CARICOM vows to continue accepting medical missions from Cuba

The Caribbean Community (CARICOM) has declared that its member states will continue to accept medical missions from Cuba and acknowledged the contribution of these teams to the wellbeing of the Caribbean people especially during the fight against COVID-19.

In the Final Declaration of the 7th CARICOM-CUBA Summit Meeting on December 8th, members states welcomed the medical assistance provided by the Government of Cuba in response to the COVID-19 pandemic and rejected “attempt[s] to discredit, distort or disrupt Cuban medical assistance.”

They stressed that this assistance is an important aid to the region and to Caribbean healthcare system.

According to the declaration members states are deeply grieved by the loss of lives and concerned by the extensive socioeconomic effects of the COVID-19 pandemic.

The statement released after the conclusion of the virtual summit meeting appears to be a repudiation of a call from officials of the United States government for all nations to stop using Cuba’s medical missions.

In September U.S. State Department officials told a news conference in New York that Cuba’s international medical missions are a form of human trafficking and modern slavery.

According to a report from the Thomson Reuters Foundation the State Department has claimed that Cuba refuses to pay the medical staff and held them against their will.

This is a repeat of allegations made by Brazilian President Jair Bolsonaro who last year called the Cuban doctors “slave labor”. Cuba immediately recalled its 8,300 medical workers stationed there.

Cuba has a respected health service and generates major export earnings by sending more than 50,000 health workers to more than 60 countries.

In June US Republican Senator Rick Scott introduced a bill which seeks to extend punitive measures against countries that hire Cuban doctors through the medical mission which is controlled by the government of the island.

He accused the Cuban government of participating in the human trafficking of doctors.

The Cut Profits to the Cuban Regime Act seeks to have the State Department publish a list of countries that contract doctors through the Cuban government.

According to Scott, this will influence their ranking in the State Department’s annual Trafficking in Persons Report.
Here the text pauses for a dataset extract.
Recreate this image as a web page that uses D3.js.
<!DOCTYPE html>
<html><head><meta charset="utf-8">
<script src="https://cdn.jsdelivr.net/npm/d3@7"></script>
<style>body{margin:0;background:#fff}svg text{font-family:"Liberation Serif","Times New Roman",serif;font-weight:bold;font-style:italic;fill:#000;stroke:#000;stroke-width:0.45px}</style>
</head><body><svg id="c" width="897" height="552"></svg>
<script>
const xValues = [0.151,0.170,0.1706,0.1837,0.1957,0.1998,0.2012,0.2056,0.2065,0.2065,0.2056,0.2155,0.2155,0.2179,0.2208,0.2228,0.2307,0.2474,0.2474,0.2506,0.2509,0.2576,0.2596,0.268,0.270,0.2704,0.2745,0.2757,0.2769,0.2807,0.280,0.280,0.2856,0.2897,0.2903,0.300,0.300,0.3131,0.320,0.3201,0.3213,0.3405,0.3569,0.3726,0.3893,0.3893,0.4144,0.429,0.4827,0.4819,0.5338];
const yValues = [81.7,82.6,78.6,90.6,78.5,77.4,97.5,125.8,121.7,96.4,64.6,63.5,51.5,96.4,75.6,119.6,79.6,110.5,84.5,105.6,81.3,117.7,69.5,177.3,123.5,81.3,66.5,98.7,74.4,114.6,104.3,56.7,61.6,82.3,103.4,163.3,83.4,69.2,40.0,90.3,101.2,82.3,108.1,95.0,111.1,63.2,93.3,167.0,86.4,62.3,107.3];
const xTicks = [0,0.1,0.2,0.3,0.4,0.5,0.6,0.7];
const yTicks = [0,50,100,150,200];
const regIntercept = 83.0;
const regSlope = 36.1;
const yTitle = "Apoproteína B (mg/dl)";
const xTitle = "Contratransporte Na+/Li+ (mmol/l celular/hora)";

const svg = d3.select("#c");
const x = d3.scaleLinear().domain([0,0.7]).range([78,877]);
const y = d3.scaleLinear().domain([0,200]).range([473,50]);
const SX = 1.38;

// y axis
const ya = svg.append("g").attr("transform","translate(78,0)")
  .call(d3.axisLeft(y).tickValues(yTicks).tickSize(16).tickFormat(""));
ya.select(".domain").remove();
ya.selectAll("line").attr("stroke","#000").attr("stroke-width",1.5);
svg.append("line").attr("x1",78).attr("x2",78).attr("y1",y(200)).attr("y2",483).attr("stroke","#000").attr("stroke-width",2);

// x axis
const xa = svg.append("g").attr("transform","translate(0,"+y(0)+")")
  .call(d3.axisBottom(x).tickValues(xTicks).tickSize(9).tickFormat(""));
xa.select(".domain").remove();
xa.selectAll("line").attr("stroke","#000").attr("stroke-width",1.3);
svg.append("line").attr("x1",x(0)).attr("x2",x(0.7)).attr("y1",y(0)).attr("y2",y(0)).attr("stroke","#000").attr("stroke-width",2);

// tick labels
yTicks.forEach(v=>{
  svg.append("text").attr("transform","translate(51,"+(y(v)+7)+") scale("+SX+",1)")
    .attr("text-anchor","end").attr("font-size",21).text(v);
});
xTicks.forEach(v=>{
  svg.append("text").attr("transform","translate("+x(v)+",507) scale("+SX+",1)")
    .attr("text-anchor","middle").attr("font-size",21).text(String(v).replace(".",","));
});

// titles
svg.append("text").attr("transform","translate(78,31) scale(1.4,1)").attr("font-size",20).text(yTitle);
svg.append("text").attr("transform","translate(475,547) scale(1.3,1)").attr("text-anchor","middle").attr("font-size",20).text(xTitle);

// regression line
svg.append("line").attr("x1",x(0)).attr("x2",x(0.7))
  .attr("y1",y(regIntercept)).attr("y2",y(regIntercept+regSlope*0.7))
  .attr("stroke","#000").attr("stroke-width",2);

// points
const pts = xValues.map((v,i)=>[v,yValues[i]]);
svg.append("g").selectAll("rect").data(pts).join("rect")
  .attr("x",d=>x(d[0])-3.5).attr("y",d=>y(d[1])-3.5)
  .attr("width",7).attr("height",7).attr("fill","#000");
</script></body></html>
The Organisation of Eastern Caribbean States immediately dismissed Scott’s claims noting that the provision of specialised healthcare through the Henry Reeve Medical Brigades has not only augmented the scarce medical resources of OECS Member States but has provided assurance to the general population of the region’s capacity to fight and manage COVID-19.

“Cuba’s support to the health sector in the Caribbean has a long and exemplary history that has benefitted numerous Caribbean citizens,” they said in a statement at the time.

Several members of the medical brigade have however supported the contention of the US government. Those doctors filed a federal lawsuit in Florida last year against the Pan American Health Organization (PAHO), an international agency that brokered Cuba’s arrangement with Brazil.

The doctors said PAHO, a division of the World Health Organization, was enabling the trafficking of medical professionals.

Ramona Matos, a Cuban doctor, who spoke at the September press conference said she worked with medical missions in Bolivia and Brazil where Cuban security agents took away the doctors’ passports and other identification.

“We were undocumented,” she said, “If anything happened to us, we got hurt, we died … nobody would know our identity.”

Nearly all of the doctors’ earnings were sent back to Cuba where they were frozen in accounts that they could not access until they completed their missions, she claimed.

“We were basically being trafficked, and we were victims and exploited by the Cuban government Matos maintained.